The last few weeks have been wintery, and I have to say I am ready for the spring that, when you read this, will be upon us—or so I hope. I began to complain about the cold and winter when we got a rather large pile of snow, so much that people were saying things like, “We have not seen this much snow in a long time,” and a couple of young people mentioned that they had never seen that much snow ever.
I have learned a lot this winter. In fact, I have realized in the past two years that I have learned a lot from a group of people to whom I thought God sent me to help; but once again, God had me fooled. Little did I know his plan was for those I met at the breakfast program to teach me things that would make me a better deacon with more tolerance for all people!
One particular morning began with the temperature below zero and me not really wanting to get out of my warm bed—but I realized there would be people standing in line shortly, looking for a breakfast bag and a coffee or two. I know, once I open the door to the church, I will be reminded how happy it makes me feel to be there.
I make sure I have a supply of socks, toques, mitts, and some hygiene products for those who might need them and it is time to open the door. A table is between me and my first guest. I know him; he is one of the regulars. I reach for what he always wants and tell him to have a good day. There are more regulars who I can call by name or just know their faces. Some new faces appear, and I may need to explain what is in each bag and ask them if they might need any of the other supplies we have. Sometimes I get frustrated when one of the guests asks for a special cereal and I have to go looking through the bin underneath the table to find one they may be okay with. But then I try to remember: if it were me standing on the other side of the table, what would I be requesting?
I have learned that not everyone likes sugary cereal, and others like extra sugar on that already sugared cereal.
I have learned to keep quiet when someone insists that the day is Friday, even though it is Thursday. It really doesn’t matter.
I have learned that just because someone does not have a hat on their head, they still may not want the pink one with the pompom on the top. In fact, there is more call for black hats.
I know that a small pair of socks works to keep hands warm when there are no gloves to hand out.
Some of those I say good morning to barely whisper their choice of breakfast bags, and others have stories to tell. Some of those stories are the same every day, but I am learning (or, should I say I am trying to remember) to listen like it is the first time the story has been told.

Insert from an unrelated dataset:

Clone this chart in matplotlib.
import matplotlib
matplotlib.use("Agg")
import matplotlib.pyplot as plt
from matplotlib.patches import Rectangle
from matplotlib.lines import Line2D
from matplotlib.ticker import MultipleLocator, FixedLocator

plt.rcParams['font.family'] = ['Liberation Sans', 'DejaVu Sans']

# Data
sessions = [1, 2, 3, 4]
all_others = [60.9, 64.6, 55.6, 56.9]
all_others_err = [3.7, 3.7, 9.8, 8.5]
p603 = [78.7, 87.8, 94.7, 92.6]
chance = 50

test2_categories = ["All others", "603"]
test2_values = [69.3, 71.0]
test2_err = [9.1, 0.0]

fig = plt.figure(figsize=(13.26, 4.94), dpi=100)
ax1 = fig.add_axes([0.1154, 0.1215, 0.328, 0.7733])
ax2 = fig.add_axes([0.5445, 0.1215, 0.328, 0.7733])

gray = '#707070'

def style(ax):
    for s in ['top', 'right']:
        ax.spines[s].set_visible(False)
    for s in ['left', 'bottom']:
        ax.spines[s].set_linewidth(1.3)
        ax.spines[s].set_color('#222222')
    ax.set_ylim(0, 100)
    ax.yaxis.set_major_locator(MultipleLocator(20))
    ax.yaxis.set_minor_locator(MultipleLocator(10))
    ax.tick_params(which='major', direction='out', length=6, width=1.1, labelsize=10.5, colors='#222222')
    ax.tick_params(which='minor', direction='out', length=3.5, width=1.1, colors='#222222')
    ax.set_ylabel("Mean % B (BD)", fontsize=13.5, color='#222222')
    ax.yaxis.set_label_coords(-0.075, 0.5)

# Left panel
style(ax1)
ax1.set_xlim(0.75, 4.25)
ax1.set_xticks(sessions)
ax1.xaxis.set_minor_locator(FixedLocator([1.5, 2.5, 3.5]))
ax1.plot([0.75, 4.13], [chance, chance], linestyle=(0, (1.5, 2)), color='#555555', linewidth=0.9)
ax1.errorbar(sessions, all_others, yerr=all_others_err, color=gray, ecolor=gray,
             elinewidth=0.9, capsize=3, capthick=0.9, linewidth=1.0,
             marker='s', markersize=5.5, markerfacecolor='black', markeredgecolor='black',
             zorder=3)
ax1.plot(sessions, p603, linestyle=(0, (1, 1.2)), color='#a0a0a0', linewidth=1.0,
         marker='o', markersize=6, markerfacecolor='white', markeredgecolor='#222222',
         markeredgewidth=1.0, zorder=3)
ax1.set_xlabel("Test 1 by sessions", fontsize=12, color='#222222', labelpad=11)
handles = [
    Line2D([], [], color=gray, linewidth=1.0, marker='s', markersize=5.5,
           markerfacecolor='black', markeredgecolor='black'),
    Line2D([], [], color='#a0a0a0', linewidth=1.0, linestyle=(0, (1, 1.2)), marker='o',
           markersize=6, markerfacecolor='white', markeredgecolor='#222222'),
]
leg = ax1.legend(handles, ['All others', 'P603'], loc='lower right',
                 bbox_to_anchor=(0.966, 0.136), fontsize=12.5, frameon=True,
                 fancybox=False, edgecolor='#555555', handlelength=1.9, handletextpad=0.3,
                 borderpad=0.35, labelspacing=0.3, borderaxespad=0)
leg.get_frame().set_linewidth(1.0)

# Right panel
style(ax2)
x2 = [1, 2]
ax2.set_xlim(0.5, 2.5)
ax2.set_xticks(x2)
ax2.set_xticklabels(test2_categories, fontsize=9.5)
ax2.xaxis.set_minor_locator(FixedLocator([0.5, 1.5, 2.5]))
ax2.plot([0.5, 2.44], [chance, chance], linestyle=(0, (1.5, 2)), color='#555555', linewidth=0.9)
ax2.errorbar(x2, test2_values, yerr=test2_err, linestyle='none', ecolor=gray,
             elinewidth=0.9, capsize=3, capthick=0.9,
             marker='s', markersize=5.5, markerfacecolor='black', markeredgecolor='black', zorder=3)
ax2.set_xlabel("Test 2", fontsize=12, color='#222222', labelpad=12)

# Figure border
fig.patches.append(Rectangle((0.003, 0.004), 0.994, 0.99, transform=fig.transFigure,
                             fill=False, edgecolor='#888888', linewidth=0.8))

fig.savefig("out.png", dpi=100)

A four by four is a coffee with four sugars and four milks, and if they want five sugars in that small cup of coffee—which may be way too many for my liking—it is what they want, and no comment should be uttered as that coffee is made special for them.

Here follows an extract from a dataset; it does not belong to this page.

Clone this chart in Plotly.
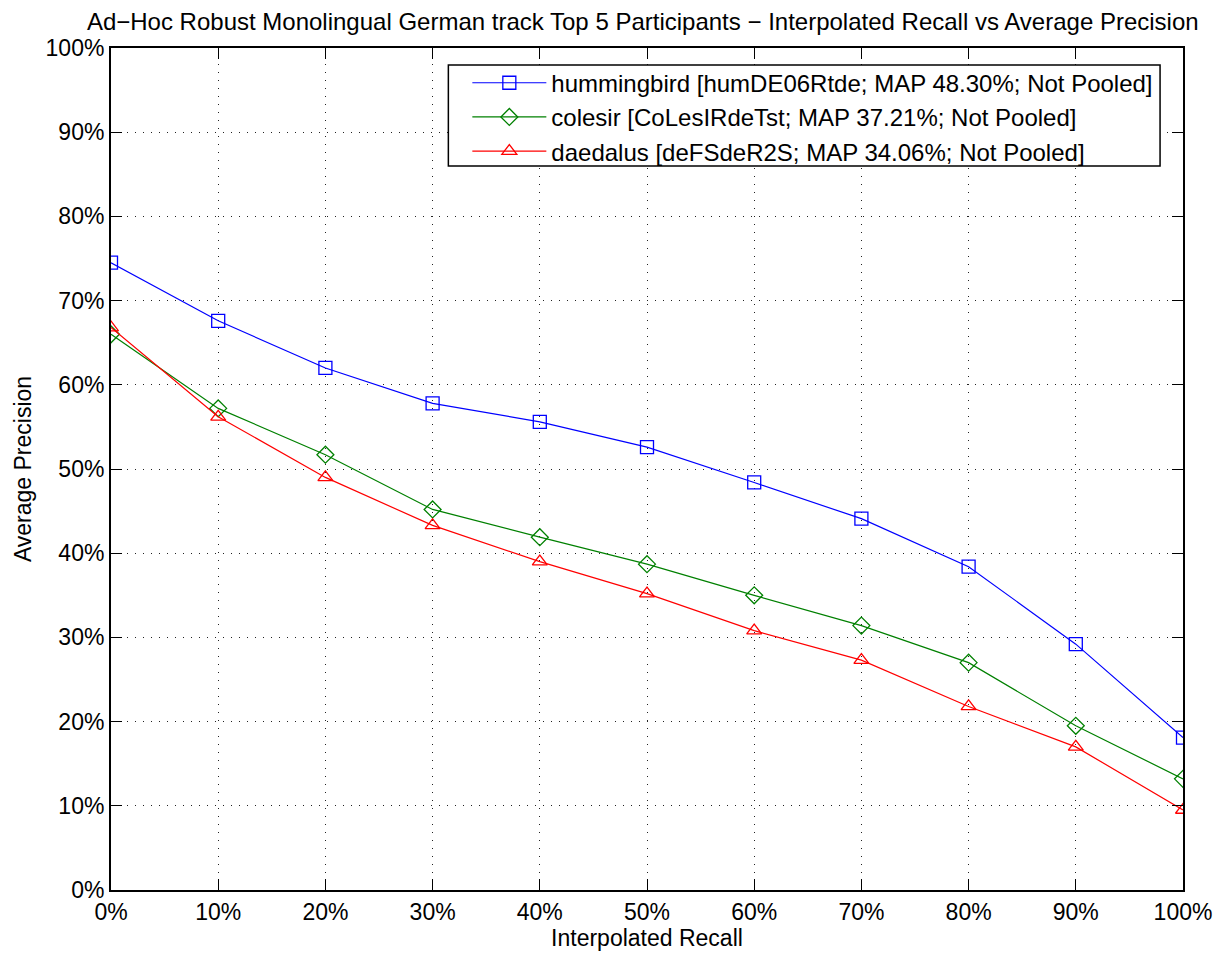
import plotly.graph_objects as go

recall = [0, 10, 20, 30, 40, 50, 60, 70, 80, 90, 100]
hummingbird = [74.5, 67.6, 62.0, 57.8, 55.6, 52.6, 48.4, 44.1, 38.4, 29.2, 18.1]
colesir = [66.0, 57.2, 51.7, 45.2, 41.9, 38.7, 35.0, 31.4, 27.0, 19.5, 13.2]
daedalus = [66.8, 56.2, 49.0, 43.3, 39.0, 35.2, 30.8, 27.3, 21.8, 17.0, 9.5]

names = [
    "hummingbird [humDE06Rtde; MAP 48.30%; Not Pooled]",
    "colesir [CoLesIRdeTst; MAP 37.21%; Not Pooled]",
    "daedalus [deFSdeR2S; MAP 34.06%; Not Pooled]",
]
tick_vals = [0, 10, 20, 30, 40, 50, 60, 70, 80, 90, 100]
tick_text = ["0%", "10%", "20%", "30%", "40%", "50%", "60%", "70%", "80%", "90%", "100%"]

series = [
    (hummingbird, names[0], "#0000ff", "square-open"),
    (colesir, names[1], "#008000", "diamond-open"),
    (daedalus, names[2], "#ff0000", "triangle-up-open"),
]

fig = go.Figure()
for ys, nm, col, sym in series:
    fig.add_trace(go.Scatter(
        x=recall, y=ys, name=nm, mode="lines+markers",
        line=dict(color=col, width=1.2),
        marker=dict(symbol=sym, size=13, color=col, line=dict(color=col, width=1.3)),
    ))

font = "Liberation Sans, Arial, Helvetica, sans-serif"
axis_common = dict(
    showline=True, linecolor="black", linewidth=2, mirror="ticks",
    ticks="inside", ticklen=11, tickcolor="black", tickwidth=1,
    showgrid=True, gridcolor="#222222", griddash="1px,7px", gridwidth=1,
    zeroline=False, tickvals=tick_vals, ticktext=tick_text,
    tickfont=dict(size=23, color="black", family=font),
)

# legend frame (MATLAB-style box with left padding)
fig.add_shape(type="rect", xref="paper", yref="paper",
              x0=0.3147, x1=0.9786, y0=0.86, y1=0.9799,
              line=dict(color="black", width=1.5), fillcolor="white", layer="above")

fig.update_layout(
    width=1216, height=947,
    margin=dict(l=103, r=39, t=40, b=58),
    paper_bgcolor="white", plot_bgcolor="white",
    font=dict(family=font, color="black", size=23),
    title=dict(text="Ad\u2212Hoc Robust Monolingual German track Top 5 Participants \u2212 Interpolated Recall vs Average Precision",
               x=0.522, xanchor="center", y=0.995, yanchor="top",
               font=dict(size=24, color="black", family=font)),
    xaxis=dict(range=[0, 100], title=dict(text="Interpolated Recall", standoff=2,
                                          font=dict(size=23)), **axis_common),
    yaxis=dict(range=[0, 100], title=dict(text="Average Precision", standoff=8,
                                          font=dict(size=23)), **axis_common),
    legend=dict(x=0.3324, xanchor="left", y=0.985, yanchor="top",
                bgcolor="rgba(0,0,0,0)", borderwidth=0,
                font=dict(size=24, color="black", family=font),
                itemwidth=74, tracegroupgap=0),
    showlegend=True,
)
fig.write_html("out.html")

If I get a coffee, sandwich, or bowl of cereal thrown at me, the next day I see that person I need to forgive and forget. It isn’t about keeping score.
Many of these newly learned things for me might be simple, not a big deal, but for those who stand before me, it can mean a good start to their day.
All I need to know to make me a better person, Christian, and deacon has been taught to me most recently by those less fortunate than myself. Everyone deserves respect and dignity —whether they show up with a blanket wrapped around them, too high on drugs to stand before me and tell me which bag they want, or standing before me with newly painted fingernails and nice warm clothes.